Anyway, there I was, writing along, and Leonard showed up, and he and Hap were best friends, and different of opinion in many ways, as many of my friends are different from me, but at the core, H
ap and Leonard are one and the same. Honorable men, smart men, who took a wrong boat in life and ended up on the ragged edge of the American Dream.
At the time of that writing, I was not far removed from that very position in life. My wife, Karen, was my saving grace. She directed me in such a way that I moved in a straight line, not in circles. She and I worked as farm fieldworkers, ran a goat dairy, butchered our own meat, and raised our own vegetables. Karen had come from a more middle-class background than I had, but she had dove right in with me, making ends meet as best she could, having faith that our life together would be a good one, and that the American Dream, which I believe in—how can I not?
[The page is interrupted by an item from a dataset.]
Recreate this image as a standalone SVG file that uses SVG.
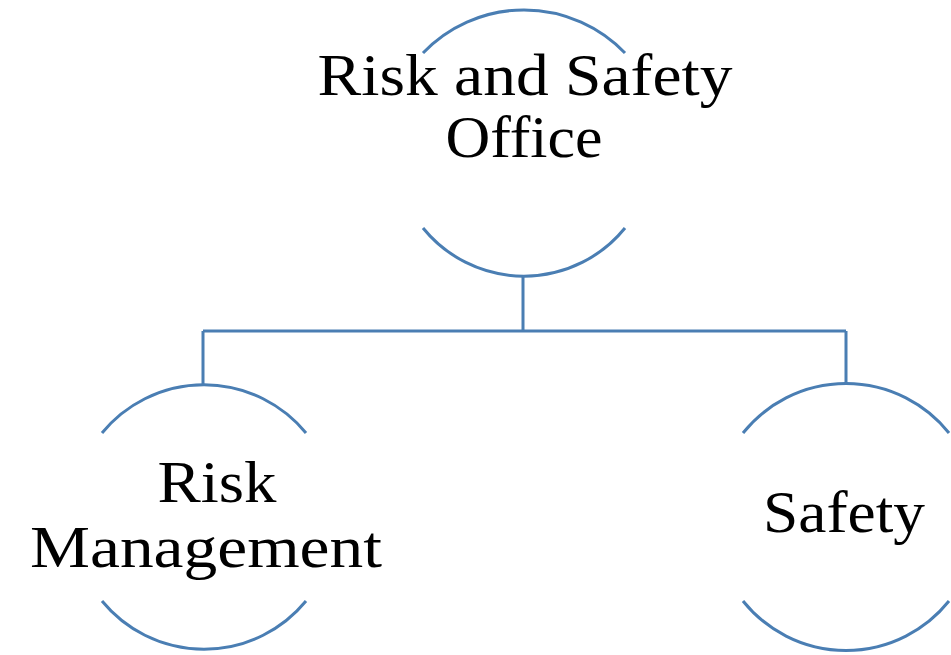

I’m living it—was ours for the taking.
We took hold of it, and have kept our teeth securely clamped there ever since. I know it’s an elusive dream, and dream is the right word. It’s something we all want, and sometimes it’s something, through hard work, inheritance, or accident, that we can have. But, for the most part, it’s an opportunity, not a promise. That’s all it’s ever been, except for the fact that here in our country, that dream is supposedly more obtainable than elsewhere.
Sometimes it is, and sometimes it’s not.
That, too, went into the book. In his own way, Hap is, like Gatsby, standing on the pier, reaching out for the green light across the bay. His life is a lot more blue-collar in nature, and the green light represents to him less than it meant to Gatsby. Not great riches and fine clothes and bringing back the past, just less-back-breaking work, a library card, and a TV that gets what was then all three network channels. A home where he can have a good wife and a happy sex life, raise fine kids to whom he can pass along the dreams he holds dear. Fair play. Common sense. A decent bank account. And, with a little luck, a quick death in old age without lingering illness, or a tube in his pecker and adult diapers steaming with shit.